_Records for the task_.
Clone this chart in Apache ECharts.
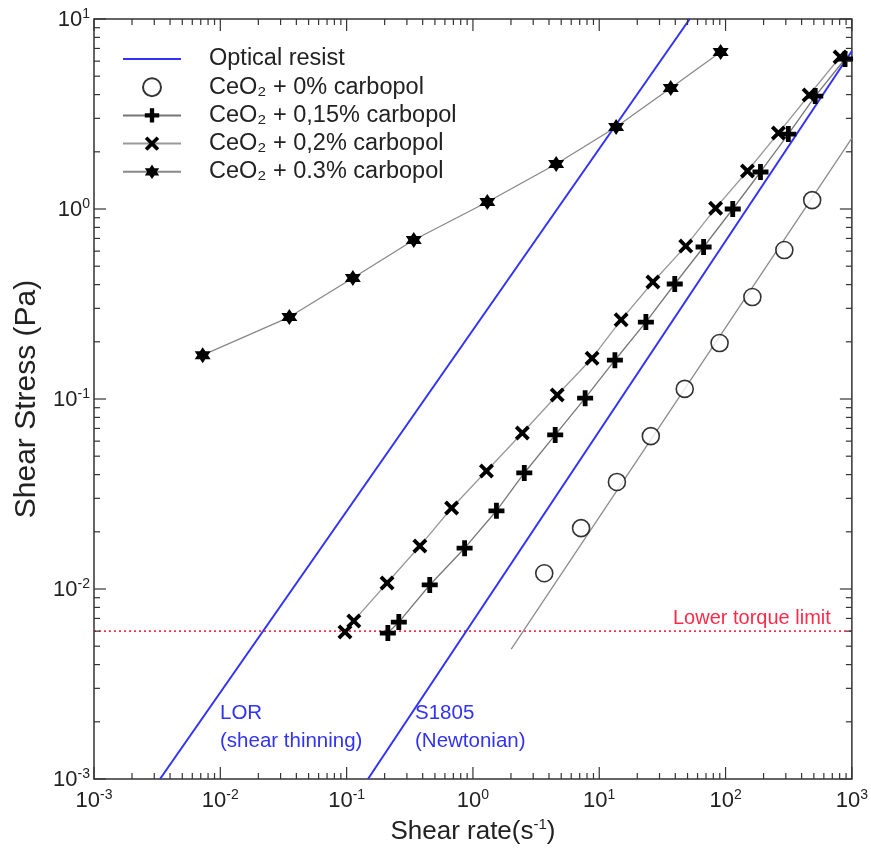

--

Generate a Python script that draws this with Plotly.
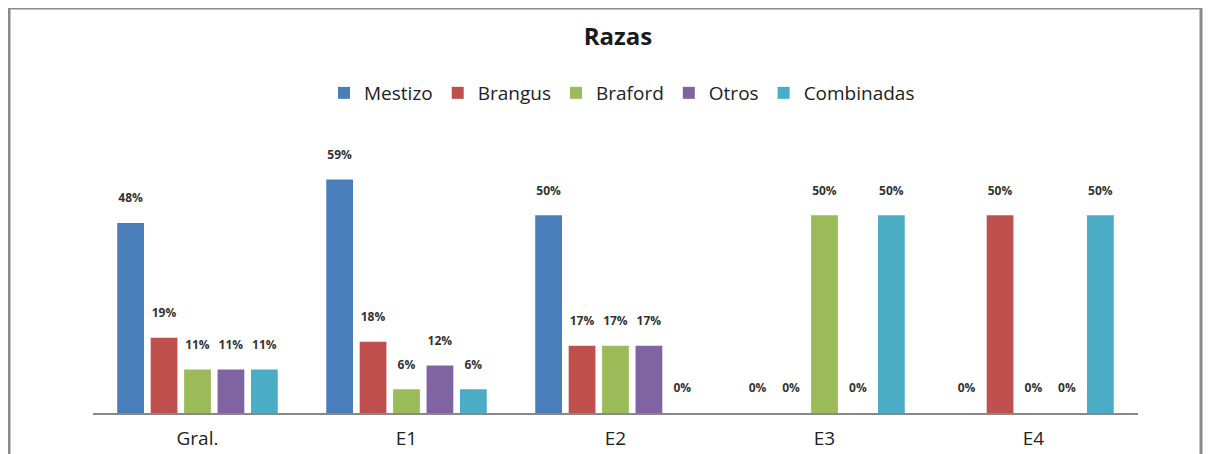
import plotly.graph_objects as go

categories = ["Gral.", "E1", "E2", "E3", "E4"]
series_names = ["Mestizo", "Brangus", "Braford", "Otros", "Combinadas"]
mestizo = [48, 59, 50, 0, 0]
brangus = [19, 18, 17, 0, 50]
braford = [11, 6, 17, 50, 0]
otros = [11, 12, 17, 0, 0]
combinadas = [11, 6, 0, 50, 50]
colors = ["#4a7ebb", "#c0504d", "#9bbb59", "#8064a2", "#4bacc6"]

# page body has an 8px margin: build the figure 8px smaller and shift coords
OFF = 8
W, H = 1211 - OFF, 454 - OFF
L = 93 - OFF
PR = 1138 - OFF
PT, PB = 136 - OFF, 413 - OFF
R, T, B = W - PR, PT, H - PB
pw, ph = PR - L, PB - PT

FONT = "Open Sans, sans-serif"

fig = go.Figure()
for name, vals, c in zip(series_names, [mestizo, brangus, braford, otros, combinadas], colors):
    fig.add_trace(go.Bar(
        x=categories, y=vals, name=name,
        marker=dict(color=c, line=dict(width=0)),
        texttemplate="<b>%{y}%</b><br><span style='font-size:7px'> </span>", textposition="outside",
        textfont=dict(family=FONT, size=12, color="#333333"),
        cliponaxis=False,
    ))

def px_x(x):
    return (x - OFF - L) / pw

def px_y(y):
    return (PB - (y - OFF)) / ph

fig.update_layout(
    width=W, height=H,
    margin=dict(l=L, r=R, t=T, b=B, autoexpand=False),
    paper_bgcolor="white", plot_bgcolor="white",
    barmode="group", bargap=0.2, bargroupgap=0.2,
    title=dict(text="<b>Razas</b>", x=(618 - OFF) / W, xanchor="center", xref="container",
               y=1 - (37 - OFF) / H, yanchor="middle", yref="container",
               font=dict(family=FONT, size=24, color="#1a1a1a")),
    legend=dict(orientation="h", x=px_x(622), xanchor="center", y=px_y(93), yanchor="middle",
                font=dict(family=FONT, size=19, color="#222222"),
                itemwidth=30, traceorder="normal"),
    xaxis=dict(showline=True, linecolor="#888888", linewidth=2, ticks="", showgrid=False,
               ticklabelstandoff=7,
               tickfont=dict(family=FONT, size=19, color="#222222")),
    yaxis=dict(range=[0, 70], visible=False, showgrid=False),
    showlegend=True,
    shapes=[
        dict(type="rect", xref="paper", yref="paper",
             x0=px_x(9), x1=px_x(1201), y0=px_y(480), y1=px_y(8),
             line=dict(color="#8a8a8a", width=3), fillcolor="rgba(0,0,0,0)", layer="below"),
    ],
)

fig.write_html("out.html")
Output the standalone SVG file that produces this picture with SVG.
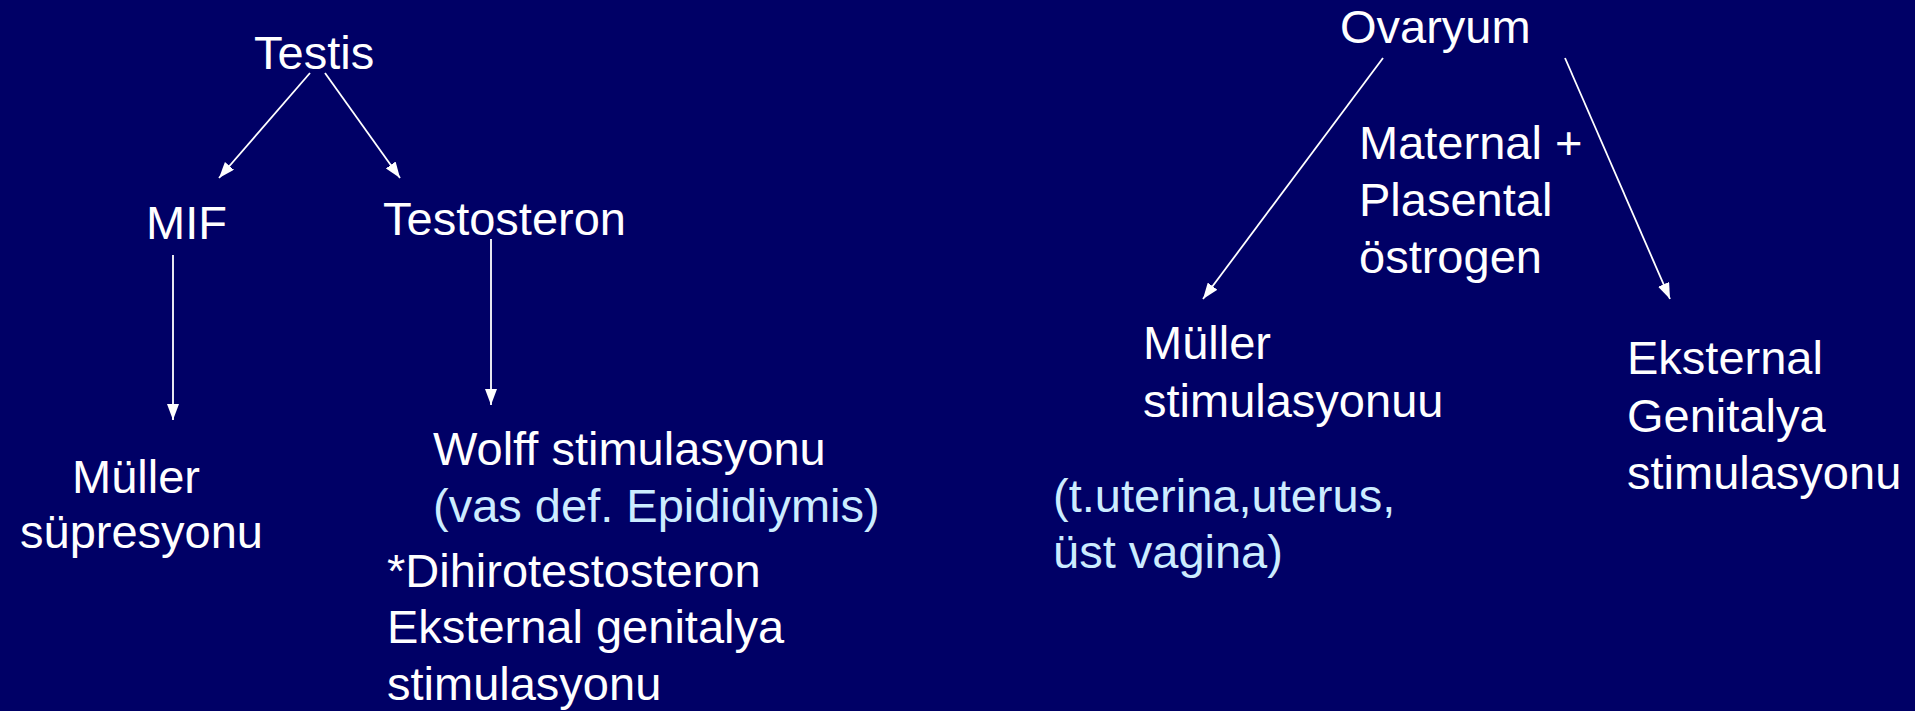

_Given exercise_.
Track down every line with the word "this" and copy it.

_Answer for the task_.
Clone this chart in Apache ECharts.
Generate a Python script that draws this with Plotly.
Output the standalone SVG file that produces this picture with SVG.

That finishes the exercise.